**Available data**.
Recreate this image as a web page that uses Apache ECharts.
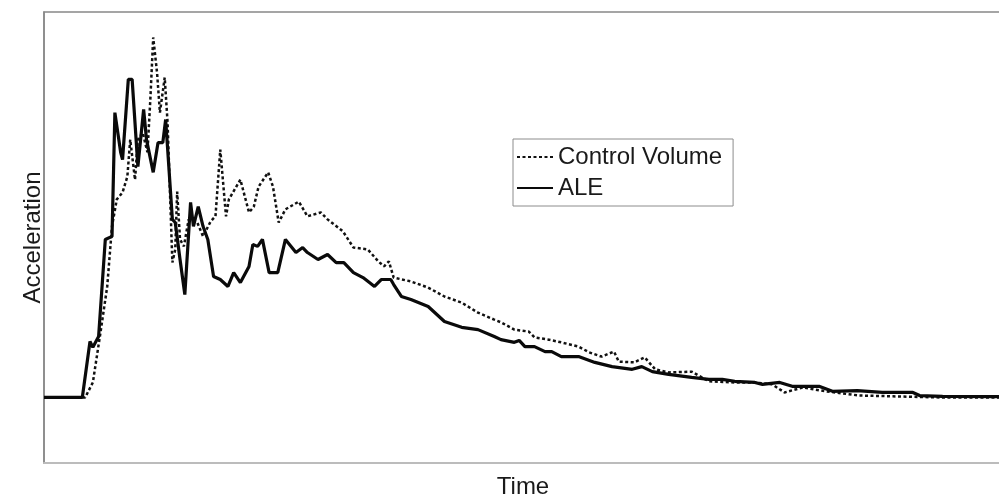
<!DOCTYPE html>
<html>
<head>
<meta charset="utf-8">
<script src="https://cdn.jsdelivr.net/npm/echarts@6/dist/echarts.min.js"></script>
<style>
  html, body { margin: 0; padding: 0; background: #fff; }
  #chart { width: 999px; height: 499px; }
</style>
</head>
<body>
<div id="chart"></div>
<script>
// ALE (solid line)
const aleTime = [0, 4.0, 4.8, 5.1, 5.7, 6.4, 7.1, 7.4, 8.0, 8.2, 8.8, 9.2, 9.8, 10.4, 10.7, 11.4, 11.9, 12.4, 12.7,
  13.4, 13.7, 14.2, 14.7, 15.3, 15.6, 16.1, 16.6, 17.1, 17.7, 18.4, 19.2, 19.8, 20.5, 21.4, 21.8, 22.3, 22.8,
  23.5, 24.4, 25.2, 26.3, 27.0, 27.5, 28.6, 29.6, 30.5, 31.3, 32.3, 33.3, 34.5, 35.2, 36.2, 36.5, 37.3, 38.3,
  40.1, 41.8, 43.6, 45.3, 47.0, 47.7, 49.1, 49.6, 50.2, 51.2, 52.3, 53.0, 54.0, 55.8, 57.5, 59.3, 61.4, 62.4,
  63.5, 65.2, 67.6, 69.4, 70.8, 72.1, 74.2, 75.0, 76.8, 78.1, 80.9, 82.3, 84.9, 87.5, 90.7, 91.4, 93.8, 100];
const aleAcc = [0, 0, 14.5, 13.0, 15.8, 41.0, 41.8, 73.9, 63.6, 61.7, 82.5, 82.5, 59.9, 74.7, 66.9, 58.4, 66.1, 66.1, 72.1,
  46.2, 45.4, 35.8, 26.7, 50.6, 44.4, 49.5, 44.4, 41.0, 31.4, 30.6, 28.8, 32.4, 29.8, 34.0, 39.7, 39.2, 41.0,
  32.4, 32.4, 41.0, 37.6, 38.9, 37.6, 35.8, 37.1, 35.0, 35.0, 32.4, 31.1, 28.8, 30.6, 30.6, 29.3, 26.2, 25.4,
  23.6, 19.7, 18.2, 17.6, 15.8, 15.0, 14.3, 14.8, 13.2, 13.2, 11.9, 11.9, 10.6, 10.6, 9.1, 8.0, 7.3, 8.0,
  6.7, 6.0, 5.2, 4.7, 4.7, 4.2, 3.9, 3.4, 3.9, 2.9, 2.9, 1.6, 1.8, 1.3, 1.3, 0.5, 0.3, 0.2];

// Control Volume (dotted line)
const cvTime = [0, 4.3, 5.1, 5.9, 6.6, 7.1, 7.6, 8.2, 8.7, 9.0, 9.5, 9.8, 10.3, 10.8, 11.1, 11.4, 11.8, 12.1, 12.6, 12.9,
  13.4, 13.7, 13.9, 14.2, 14.6, 15.1, 16.0, 16.6, 17.4, 17.9, 18.4, 19.0, 19.3, 20.5, 21.4, 21.9, 22.4, 23.4,
  23.9, 24.5, 25.2, 26.6, 27.5, 28.9, 29.6, 31.2, 32.3, 33.8, 34.9, 35.5, 36.0, 36.5, 38.3, 40.1, 41.8, 43.6,
  45.3, 47.0, 47.7, 49.1, 50.6, 51.2, 52.7, 54.0, 55.8, 56.9, 58.2, 59.5, 60.0, 61.6, 62.7, 63.8, 65.2, 67.6,
  69.4, 72.1, 74.2, 76.0, 77.3, 79.2, 81.6, 85.1, 88.6, 93.8, 100];
const cvAcc = [0, 0, 3.9, 16.9, 28.8, 44.4, 51.4, 53.2, 57.3, 66.9, 56.5, 66.9, 68.7, 63.6, 77.3, 93.4, 84.3, 73.9, 83.0, 71.3,
  35.0, 38.4, 53.4, 41.0, 39.2, 46.2, 45.4, 41.8, 45.7, 47.0, 64.3, 47.0, 51.4, 56.5, 48.0, 49.5, 54.7, 58.4,
  54.7, 45.4, 48.8, 50.8, 47.0, 48.0, 46.2, 43.1, 38.9, 38.4, 35.3, 34.0, 35.3, 31.1, 30.1, 28.5, 26.2, 24.6,
  22.0, 20.2, 19.5, 17.6, 17.1, 15.6, 15.0, 14.3, 13.2, 11.7, 10.6, 11.9, 9.3, 9.1, 10.4, 7.3, 6.5, 6.7,
  4.2, 3.9, 3.9, 3.4, 1.3, 2.6, 1.6, 0.5, 0.3, 0, 0];

const pairs = (xs, ys) => xs.map((x, i) => [x, ys[i]]);

const font = "'Liberation Sans', Arial, sans-serif";
const chart = echarts.init(document.getElementById("chart"));
chart.setOption({
  animation: false,
  textStyle: { fontFamily: font },
  grid: {
    left: 44,
    right: -3,
    top: 12,
    bottom: 36,
    outerBoundsMode: "none",
    show: true,
    borderColor: "#888",
    borderWidth: 1.5
  },
  legend: {
    orient: "vertical",
    left: 513,
    top: 139,
    padding: [6, 11, 6, 3],
    itemGap: 7,
    itemWidth: 36,
    itemHeight: 14,
    borderColor: "#8c8c8c",
    borderWidth: 1,
    itemStyle: { opacity: 0 },
    textStyle: { fontSize: 24, color: "#1a1a1a", fontFamily: font },
    data: ["Control Volume", "ALE"]
  },
  xAxis: {
    type: "value",
    min: 0,
    max: 100,
    name: "Time",
    nameLocation: "middle",
    nameGap: 12,
    nameTextStyle: { fontSize: 24, color: "#1a1a1a", fontFamily: font },
    axisLine: { onZero: false, lineStyle: { color: "#bcbcbc", width: 2 } },
    axisTick: { show: false },
    axisLabel: { show: false },
    splitLine: { show: false }
  },
  yAxis: {
    type: "value",
    min: -17,
    max: 100,
    name: "Acceleration",
    nameLocation: "middle",
    nameGap: -1,
    nameTextStyle: { fontSize: 24, color: "#1a1a1a", fontFamily: font },
    axisLine: { show: true, lineStyle: { color: "#888", width: 1.5 } },
    axisTick: { show: false },
    axisLabel: { show: false },
    splitLine: { show: false }
  },
  series: [
    {
      name: "Control Volume",
      type: "line",
      symbol: "none",
      data: pairs(cvTime, cvAcc),
      lineStyle: { color: "#111", width: 2.5, type: [3, 2.5] },
      itemStyle: { color: "#111" },
      z: 2
    },
    {
      name: "ALE",
      type: "line",
      symbol: "none",
      data: pairs(aleTime, aleAcc),
      lineStyle: { color: "#0a0a0a", width: 3.2 },
      itemStyle: { color: "#0a0a0a" },
      z: 3
    }
  ]
});
</script>
</body>
</html>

**The task**. The data above should be repeated exactly, minus any pictures.

**Solution below**.
Recreate this image as a web page that uses Apache ECharts.
<!DOCTYPE html>
<html>
<head>
<meta charset="utf-8">
<script src="https://cdn.jsdelivr.net/npm/echarts@6/dist/echarts.min.js"></script>
<style>
  html, body { margin: 0; padding: 0; background: #fff; }
  #chart { width: 999px; height: 499px; }
</style>
</head>
<body>
<div id="chart"></div>
<script>
// ALE (solid line)
const aleTime = [0, 4.0, 4.8, 5.1, 5.7, 6.4, 7.1, 7.4, 8.0, 8.2, 8.8, 9.2, 9.8, 10.4, 10.7, 11.4, 11.9, 12.4, 12.7,
  13.4, 13.7, 14.2, 14.7, 15.3, 15.6, 16.1, 16.6, 17.1, 17.7, 18.4, 19.2, 19.8, 20.5, 21.4, 21.8, 22.3, 22.8,
  23.5, 24.4, 25.2, 26.3, 27.0, 27.5, 28.6, 29.6, 30.5, 31.3, 32.3, 33.3, 34.5, 35.2, 36.2, 36.5, 37.3, 38.3,
  40.1, 41.8, 43.6, 45.3, 47.0, 47.7, 49.1, 49.6, 50.2, 51.2, 52.3, 53.0, 54.0, 55.8, 57.5, 59.3, 61.4, 62.4,
  63.5, 65.2, 67.6, 69.4, 70.8, 72.1, 74.2, 75.0, 76.8, 78.1, 80.9, 82.3, 84.9, 87.5, 90.7, 91.4, 93.8, 100];
const aleAcc = [0, 0, 14.5, 13.0, 15.8, 41.0, 41.8, 73.9, 63.6, 61.7, 82.5, 82.5, 59.9, 74.7, 66.9, 58.4, 66.1, 66.1, 72.1,
  46.2, 45.4, 35.8, 26.7, 50.6, 44.4, 49.5, 44.4, 41.0, 31.4, 30.6, 28.8, 32.4, 29.8, 34.0, 39.7, 39.2, 41.0,
  32.4, 32.4, 41.0, 37.6, 38.9, 37.6, 35.8, 37.1, 35.0, 35.0, 32.4, 31.1, 28.8, 30.6, 30.6, 29.3, 26.2, 25.4,
  23.6, 19.7, 18.2, 17.6, 15.8, 15.0, 14.3, 14.8, 13.2, 13.2, 11.9, 11.9, 10.6, 10.6, 9.1, 8.0, 7.3, 8.0,
  6.7, 6.0, 5.2, 4.7, 4.7, 4.2, 3.9, 3.4, 3.9, 2.9, 2.9, 1.6, 1.8, 1.3, 1.3, 0.5, 0.3, 0.2];

// Control Volume (dotted line)
const cvTime = [0, 4.3, 5.1, 5.9, 6.6, 7.1, 7.6, 8.2, 8.7, 9.0, 9.5, 9.8, 10.3, 10.8, 11.1, 11.4, 11.8, 12.1, 12.6, 12.9,
  13.4, 13.7, 13.9, 14.2, 14.6, 15.1, 16.0, 16.6, 17.4, 17.9, 18.4, 19.0, 19.3, 20.5, 21.4, 21.9, 22.4, 23.4,
  23.9, 24.5, 25.2, 26.6, 27.5, 28.9, 29.6, 31.2, 32.3, 33.8, 34.9, 35.5, 36.0, 36.5, 38.3, 40.1, 41.8, 43.6,
  45.3, 47.0, 47.7, 49.1, 50.6, 51.2, 52.7, 54.0, 55.8, 56.9, 58.2, 59.5, 60.0, 61.6, 62.7, 63.8, 65.2, 67.6,
  69.4, 72.1, 74.2, 76.0, 77.3, 79.2, 81.6, 85.1, 88.6, 93.8, 100];
const cvAcc = [0, 0, 3.9, 16.9, 28.8, 44.4, 51.4, 53.2, 57.3, 66.9, 56.5, 66.9, 68.7, 63.6, 77.3, 93.4, 84.3, 73.9, 83.0, 71.3,
  35.0, 38.4, 53.4, 41.0, 39.2, 46.2, 45.4, 41.8, 45.7, 47.0, 64.3, 47.0, 51.4, 56.5, 48.0, 49.5, 54.7, 58.4,
  54.7, 45.4, 48.8, 50.8, 47.0, 48.0, 46.2, 43.1, 38.9, 38.4, 35.3, 34.0, 35.3, 31.1, 30.1, 28.5, 26.2, 24.6,
  22.0, 20.2, 19.5, 17.6, 17.1, 15.6, 15.0, 14.3, 13.2, 11.7, 10.6, 11.9, 9.3, 9.1, 10.4, 7.3, 6.5, 6.7,
  4.2, 3.9, 3.9, 3.4, 1.3, 2.6, 1.6, 0.5, 0.3, 0, 0];

const pairs = (xs, ys) => xs.map((x, i) => [x, ys[i]]);

const font = "'Liberation Sans', Arial, sans-serif";
const chart = echarts.init(document.getElementById("chart"));
chart.setOption({
  animation: false,
  textStyle: { fontFamily: font },
  grid: {
    left: 44,
    right: -3,
    top: 12,
    bottom: 36,
    outerBoundsMode: "none",
    show: true,
    borderColor: "#888",
    borderWidth: 1.5
  },
  legend: {
    orient: "vertical",
    left: 513,
    top: 139,
    padding: [6, 11, 6, 3],
    itemGap: 7,
    itemWidth: 36,
    itemHeight: 14,
    borderColor: "#8c8c8c",
    borderWidth: 1,
    itemStyle: { opacity: 0 },
    textStyle: { fontSize: 24, color: "#1a1a1a", fontFamily: font },
    data: ["Control Volume", "ALE"]
  },
  xAxis: {
    type: "value",
    min: 0,
    max: 100,
    name: "Time",
    nameLocation: "middle",
    nameGap: 12,
    nameTextStyle: { fontSize: 24, color: "#1a1a1a", fontFamily: font },
    axisLine: { onZero: false, lineStyle: { color: "#bcbcbc", width: 2 } },
    axisTick: { show: false },
    axisLabel: { show: false },
    splitLine: { show: false }
  },
  yAxis: {
    type: "value",
    min: -17,
    max: 100,
    name: "Acceleration",
    nameLocation: "middle",
    nameGap: -1,
    nameTextStyle: { fontSize: 24, color: "#1a1a1a", fontFamily: font },
    axisLine: { show: true, lineStyle: { color: "#888", width: 1.5 } },
    axisTick: { show: false },
    axisLabel: { show: false },
    splitLine: { show: false }
  },
  series: [
    {
      name: "Control Volume",
      type: "line",
      symbol: "none",
      data: pairs(cvTime, cvAcc),
      lineStyle: { color: "#111", width: 2.5, type: [3, 2.5] },
      itemStyle: { color: "#111" },
      z: 2
    },
    {
      name: "ALE",
      type: "line",
      symbol: "none",
      data: pairs(aleTime, aleAcc),
      lineStyle: { color: "#0a0a0a", width: 3.2 },
      itemStyle: { color: "#0a0a0a" },
      z: 3
    }
  ]
});
</script>
</body>
</html>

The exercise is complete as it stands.